第二次大戦終結後、新憲法制定の現場でGHQとの壮絶な立ち回りを演じた白洲次郎の一生を描いた力作。吉田茂の懐刀として終戦連絡事務局次長を任された次郎は、“民主化”を謳いつつもその実日本を二度と国際舞台に立たせまいとする民政局(GS)のチャールズ・ケーディスと全面的にぶつかり合う。他の日本人が尻込みする中、次郎は果敢に民政局内に入り込んで情報を仕入れたり、公職追放の件でケーディスト意見を異にしていた参謀第二部(G2)のウィロビーと誼を通じたりすることで、占領軍にやられっぱなしだった交渉に少しずつ活路を見出していく。
その後、「象徴天皇、戦争放棄、封建制廃止」を原則としたマッカーサー原則の下、新憲法の草案作りがスタート。憲法の専門家がただの一人もいない民政局メンバーにより、なんとたったの7日間で作りあげられてしまう。およそ一国の道筋を定めた内容とは思えない内容に激怒した次郎は、ケーディスらに掛け合おうとするが、会議場外の庭に待機していた彼らから原爆に関連した揶揄を受ける。その瞬間、次郎の目の色が変わった。それまで次郎は民政局が作成した草案に一部賛同する向きもあったのだが、完全に対決姿勢を取ることとなる。
本書では、日本国憲法制定の舞台裏をメインに、次郎の生い立ち、占領期から独立、高度経済成長に至るまでの激動期を経営者として生きた足跡などが、緻密な取材と克明な描写によって綴られている。そうした人生で、次郎が最も大切にしたのが、英国留学時代に培った「プリンシパル」。邦語訳すると原理・原則にあたるのだろうが、要するに「筋を通すこと」である。このプリンシパルを言い表した一文が本文中にある。「次郎のすごさは強引なまでの突破力にあると語られることが多いが、それは印象論に過ぎない。緻密な計算に裏打ちされた戦略立案能力こそ彼の本領であり、してやられた側の人間が後に振り返ってその力量の違いに慄然とするところなのである」。次郎はただ大声で怒鳴るだけの人間にあらず、原因を見極めて結果を見越した行動ができる人物であった。それこそがプリンシパルの本懐と言えよう。
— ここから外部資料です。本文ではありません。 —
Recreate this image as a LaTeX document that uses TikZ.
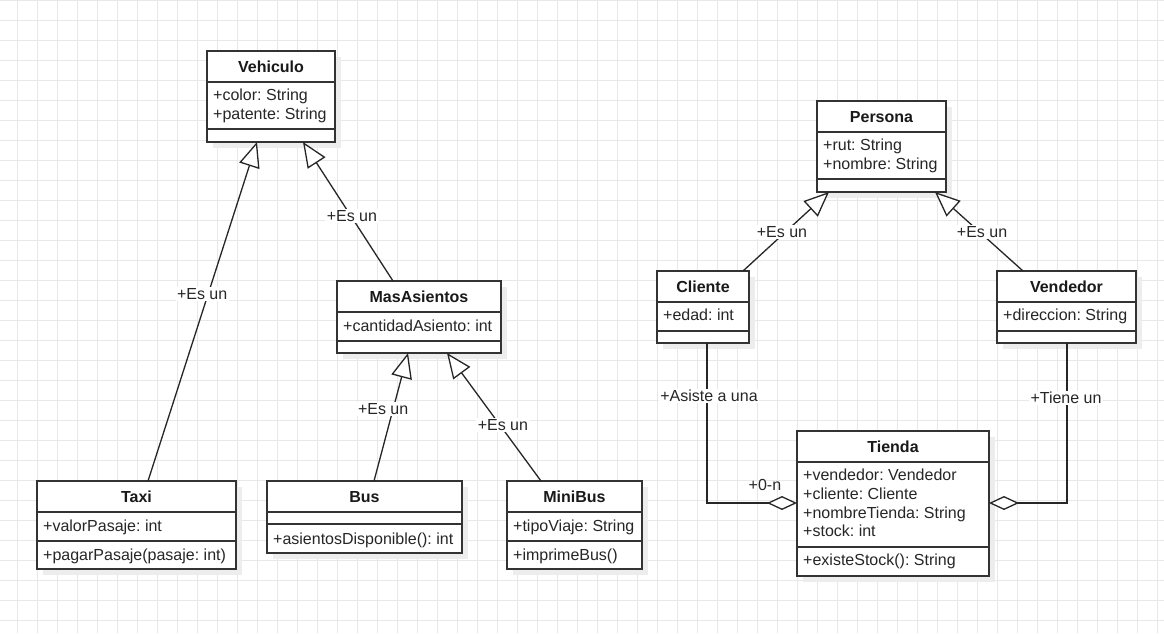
\documentclass[tikz,border=0pt]{standalone}
\usepackage{fontspec}
\setmainfont{Liberation Sans}
\frenchspacing
\usetikzlibrary{arrows.meta,calc}
\tikzset{
  gridline/.style={draw=black!9, line width=1pt},
  clsbox/.style={draw=black!80, line width=1.3pt, fill=white, inner sep=0pt, outer sep=0pt},
  sepline/.style={draw=black!80, line width=1.3pt},
  shadowc/.style={fill=black!7},
  ttl/.style={font=\frenchspacing\bfseries\fontsize{16}{19}\selectfont, text=black!90, inner sep=0pt, text height=11.5pt, text depth=0pt},
  attr/.style={font=\frenchspacing\fontsize{16}{19}\selectfont, text=black!85, anchor=west, inner sep=0pt, text height=11.5pt, text depth=0pt},
  conn/.style={draw=black!85, line width=1.3pt},
  gen/.style={conn, -{Triangle[length=25pt,width=21pt,fill=white]}},
  agg/.style={conn, -{Diamond[length=30pt,width=14pt,fill=white]}},
  lbl/.style={font=\frenchspacing\fontsize{16}{19}\selectfont, fill=white, inner sep=1.5pt, text=black!85, text height=11.5pt, text depth=0pt},
  lblnf/.style={font=\frenchspacing\fontsize{16}{19}\selectfont, inner sep=1.5pt, text=black!85, text height=11.5pt, text depth=0pt},
}
\newcommand{\clsbox}[5]{%
  \fill[shadowc] (#2+6,#3+6) rectangle ++(#4,#5);
  \node[clsbox, minimum width=#4pt, minimum height=#5pt, anchor=north west] (#1) at (#2,#3) {};
}
\newcommand{\sepl}[2]{%
  \draw[sepline] ($(#1.north west)+(0,#2)$) -- ($(#1.north east)+(0,#2)$);
}
\newcommand{\ttlnode}[2]{%
  \node[ttl] at ($(#1.north)+(0,15.5)$) {#2};
}
\newcommand{\attrnode}[3]{%
  \node[attr] at ($(#1.north west)+(6,#2)$) {#3};
}
\begin{document}
\begin{tikzpicture}[x=1pt,y=-1pt]
\useasboundingbox (0,0) rectangle (1164,633);
\fill[white] (0,0) rectangle (1164,633);
\foreach \x in {17,37,...,1164} \draw[gridline] (\x,0) -- (\x,633);
\foreach \y in {0,20,...,633} \draw[gridline] (0,\y) -- (1164,\y);

% Vehiculo
\clsbox{veh}{207}{51}{128}{91}
\sepl{veh}{31}\sepl{veh}{78}
\ttlnode{veh}{Vehiculo}
\attrnode{veh}{44}{+color: String}
\attrnode{veh}{63}{+patente: String}

% MasAsientos
\clsbox{mas}{337}{281}{164}{72}
\sepl{mas}{31}\sepl{mas}{60}
\ttlnode{mas}{MasAsientos}
\attrnode{mas}{45}{+cantidadAsiento: int}

% Taxi
\clsbox{taxi}{37}{481}{199}{88}
\sepl{taxi}{31}\sepl{taxi}{60}
\ttlnode{taxi}{Taxi}
\attrnode{taxi}{45}{+valorPasaje: int}
\attrnode{taxi}{74}{+pagarPasaje(pasaje: int)}

% Bus
\clsbox{bus}{267}{481}{195}{72}
\sepl{bus}{31}\sepl{bus}{43}
\ttlnode{bus}{Bus}
\attrnode{bus}{58}{+asientosDisponible(): int}

% MiniBus
\clsbox{mini}{507}{481}{135}{88}
\sepl{mini}{31}\sepl{mini}{60}
\ttlnode{mini}{MiniBus}
\attrnode{mini}{45}{+tipoViaje: String}
\attrnode{mini}{74}{+imprimeBus()}

% Persona
\clsbox{per}{817}{101}{129}{91}
\sepl{per}{31}\sepl{per}{78}
\ttlnode{per}{Persona}
\attrnode{per}{44}{+rut: String}
\attrnode{per}{63}{+nombre: String}

% Cliente
\clsbox{cli}{657}{271}{92}{72}
\sepl{cli}{31}\sepl{cli}{60}
\ttlnode{cli}{Cliente}
\attrnode{cli}{44}{+edad: int}

% Vendedor
\clsbox{ven}{997}{271}{139}{72}
\sepl{ven}{31}\sepl{ven}{60}
\ttlnode{ven}{Vendedor}
\attrnode{ven}{44}{+direccion: String}

% Tienda
\clsbox{tie}{797}{431}{192}{145}
\sepl{tie}{31}\sepl{tie}{116}
\ttlnode{tie}{Tienda}
\attrnode{tie}{44}{+vendedor: Vendedor}
\attrnode{tie}{63}{+cliente: Cliente}
\attrnode{tie}{82}{+nombreTienda: String}
\attrnode{tie}{100}{+stock: int}
\attrnode{tie}{129}{+existeStock(): String}

% Generalizations
\draw[gen] ($(taxi.north west)+(111,0)$) -- node[lbl,pos=0.552,xshift=-6pt]{+Es un} ($(veh.south west)+(50,0)$);
\draw[gen] ($(mas.north west)+(56,0)$) -- node[lbl,pos=0.468,xshift=1pt]{+Es un} ($(veh.south west)+(96,0)$);
\draw[gen] ($(bus.north west)+(107,0)$) -- node[lbl,pos=0.5625,xshift=-10pt]{+Es un} ($(mas.south west)+(71,0)$);
\draw[gen] ($(mini.north west)+(34,0)$) -- node[lbl,pos=0.4375,xshift=3pt]{+Es un} ($(mas.south west)+(110,0)$);
\draw[gen] ($(cli.north west)+(86,0)$) -- node[lbl,pos=0.494,xshift=-3.5pt]{+Es un} ($(per.south west)+(12,0)$);
\draw[gen] ($(ven.north west)+(26,0)$) -- node[lbl,pos=0.494,xshift=2.5pt]{+Es un} ($(per.south west)+(118,0)$);

% Aggregations
\draw[agg] ($(cli.south west)+(50,0)$) |- node[lbl,pos=0.166,xshift=2pt]{+Asiste a una} node[lblnf,pos=0.822,yshift=18pt]{+0-n} ($(tie.north west)+(0,72)$);
\draw[agg] ($(ven.south west)+(70,0)$) |- node[lbl,pos=0.172,xshift=-1pt]{+Tiene un} ($(tie.north east)+(0,72)$);
\end{tikzpicture}
\end{document}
また、次郎の人間くささを語るエピソードにも事欠かない。サンフランシスコ講和条約で吉田茂が差し出されたペンで書名するのではなく自身のペンでサインをした際、その日本の決意を示した心意気に「そうだ、じいさん、よくやった!」と両目に涙を溜めたこと。米国からの帰途、経由地のハワイで子供たちへのお土産にアイスクリームを買った際、同行者に日本に着く前に溶けてしまうと揶揄されると、「馬鹿野郎! こういう気を遣うものを買って帰ってやるから値打ちがあるんじゃないか」とムキになったこと。次郎自身、戦後すっかり自信を失ってしまった日本人に対する“うるさ方”を買って出たとのことだが、こうした微笑ましい姿からは、タフネゴシエーターというより、近所の雷親父という感じがして親近感が湧くのを禁じ得ない。
「プリンシパルを持って生きていれば、人生に迷うことはない。プリンシパルに沿って突き進んでいけばいいからだ。そこには後悔もないだろう」。英国紳士然と生きた次郎はダンディズムの権化としてその人生を全うした。この決して教科書に出て来ることのない人物が、戦後、日本の国柄を決定する憲法制定の場でいかに闘ったか。憲法改正論議が喧しくなってきた昨今だからこそ、彼の生き様を知り、彼の追い求めたものが何だったのかに思いを馳せることはいい機会になるだろう。
なお、本書は次郎個人の生涯にとどまらず、妻の正子や吉田茂、近衛文麿、マッカーサー、ケーディスらの脇役たちも粗略に扱われず、後日談までしっかりと描かれているところに注目したい。特に、日本で次郎に「してやられた」ケーディスが、失意のうちに帰国し、その十数年後に日本でつくった愛人と再会するシーンなどは映画顔負けのドラマティックな展開で、私などは思わず身を乗り出しながら読み込んでいた。やはり人の人生は作り話ではない。次郎の波瀾万丈に過ぎた一生も、こうした人と人との劇的な衝突によって成し遂げられたもの。本書を単なる歴史書として読むにはあまりにもったいなさ過ぎる。